Sunday, January 15, 2012

Another kind of attention deficit

Quite often I meet with parents who are concerned about their child’s ploys for attention: a broody daughter’s mood swings, a tantrumming son’s belligerence, a withdrawn teenager’s prolonged silence or apathy. Should I ignore him? they wonder, concerned that if they pay their child any attention, they might be reinforcing a negative behaviour.

My answer to this is that any ploy for attention, no matter how unsavoury it may be to you, is still a cry for attention and you should listen to it. To ignore it or worse, punish it, won’t make the need go away, it will only frustrate and exacerbate it, increasing your child's sense of a deficit in attention from you and probably spurring him on to bigger and better ways of getting his needs met.

Instead, give your child the attention he needs.
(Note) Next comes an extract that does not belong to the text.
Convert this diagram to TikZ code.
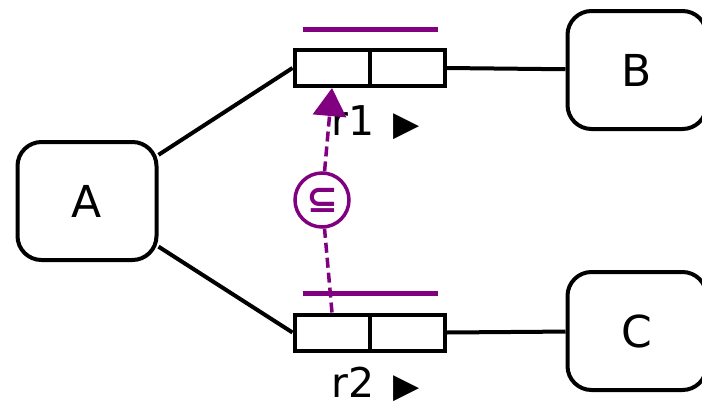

Without indulging a behavior you do not condone, tell your child you’re concerned about his mood and/or acting out, and that you feel very badly that he’s suffering. Gently explain that, although you refuse to be the brunt of any aggression or rudeness (and please do remove yourself from a situation that is unacceptable to you!), you’d like him to come and talk to you when he feels ready to explain what’s going on with words. Tell him you’d like to understand him and help him feel better. Once your child has calmed down and, if he is still unable to put words on his feelings, which is pretty likely, offer some hypotheses of your own. Are you angry at your little sister? Frustrated with school? Upset about what someone said or did that hurt your feelings? Assume that your child is hurting for a reason and give him your unconditional loving support.

As a general rule, if your child seems excessively attention-seeking to you, make more time to be with him. Show him you are available and that you care. Curb the deficit by being more emotionally present. Just be there.


Tuesday, January 3, 2012

ADD?


Does your child always want to do what he feels like doing and only how and when he feels like doing it? Congratulations then! Your child is normal and healthy.

Take it a step further though, to where your child is uncompromising to the point where he really doesn’t care what you or others want and his stubbornness deteriorates into tantrums that he should have outgrown by now and his behavior is really trying your nerves… well, then, maybe he is displaying symptoms of so-called Attention Deficit Disorder or ADD, with or without the “H” for “Hyperactivity”, the disorder so frequently diagnosed in young school-aged boys (see these Fast Stats).

ADD is not a form of moral deviance due to rudeness, orneriness, or anything that may be within your child’s conscious control. Nor is it a mental or learning disability. In fact, although ADD is commonly believed to be an attentional deficit, it is not due to a lack of capacity for attention or to "selective inattention”. It is in fact just a set of behaviors related to poor impulse control due to the immaturity of the frontal lobe cortex, the part of the brain responsible for filtering out irrelevant information, thereby enabling us to stay task-focused despite a constant flux of competing ideas and urges.

The more active your child's mind, the more difficult it may be for him to stay focused and self-controlled. Since this part of the brain is well-known to develop more slowly in boys, this may explain why boys seem more impulsive and scatter-brained than girls. Because of this developmental discrepancy, boys in some parts of the UK now start primary school one year later than girls. Normally, with time, the frontal lobe catches up to other parts of the brain such that an ADD child without other learning problems, although he may always remain more spirited than others, will surely grow into an adult with a very active and creative intellect.